井上尭之バンド / 太陽にほえろ!'79 (1979年)

グアムにある大野克夫氏自前のスタジオで録音し、今まで大野氏一人で行っていた編曲作業も、他のメンバーに一曲ずつ担当させるという意欲作。となると、メンバーそれぞれの志向が強調され、バラエティーに富んだサウンドのアルバムかと思いきや、実際聴くとそうでもなく、意外に統一感がとれているのに驚く。基本的に、使っている楽器やエフェクトあるいはスタジオの環境が同じだからではないかと思われる。

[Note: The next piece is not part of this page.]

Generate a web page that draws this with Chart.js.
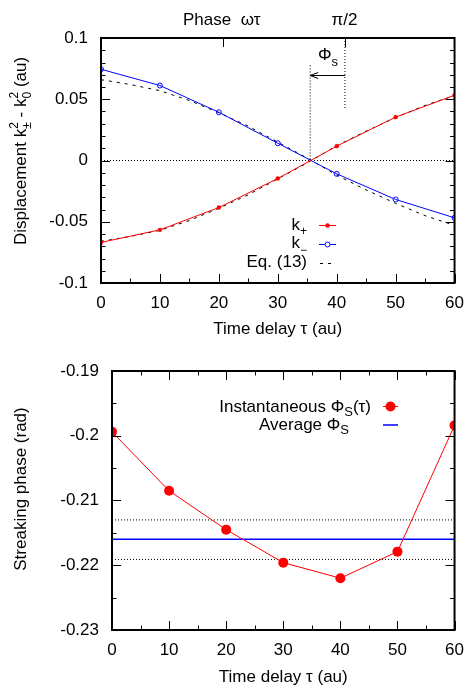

井上尭之氏(ギター)、速水清司氏(ギター)、鈴木二郎氏(ドラムス)といったベテランミュージシャンならではの現代的でこなれたアレンジは、今まで多くの数をこなす大野氏のアレンジと比べても引けをとらないところが、さすがである。特に井上氏がアレンジした「行動のテーマ」は、既に番組開始の72年に作られた曲のリアレンジなのだが、初代バージョンとはガラリと変った都会的なアレンジは、同様にこのアルバムで大野氏によってリアレンジされた「太陽にほえろ!メインテーマ'79」と並び、新鮮さとインパクトのあるサウンドで完成度も非常に高い。鈴木氏がアレンジを担当した「アクションのテーマ」も既存曲のリアレンジであるが、変拍子を使ったリズムはドラマーならではのもので、キング・クリムゾンの曲を意識した一節も聴ける意欲作(本人から直接伺った)。
大野氏は、メンバーが担当した曲以外の全ての曲でアレンジを担当。さすが密度の濃いアレンジを数多くこなしてきただけはあって、いずれも素晴らしいサウンドに仕上がっている。特に「雨上がりのシーサイド」「トロピカル・ウィンド・サマー」といった新曲は、フュージョン的な風通しの良いサウンドが絶品。
アルバム全体的には、フェンダーローズやCPあるいはアープシンセといった鍵盤楽器、速水氏のコーラスの効いたクリアーなギターカッティングが強調され、夏のリゾート・ミュージックといった趣も感じられる。
井上尭之バンドにとって「太陽にほえろ!」のサントラ録音は、このアルバムが最後。実質解散はこの翌年である。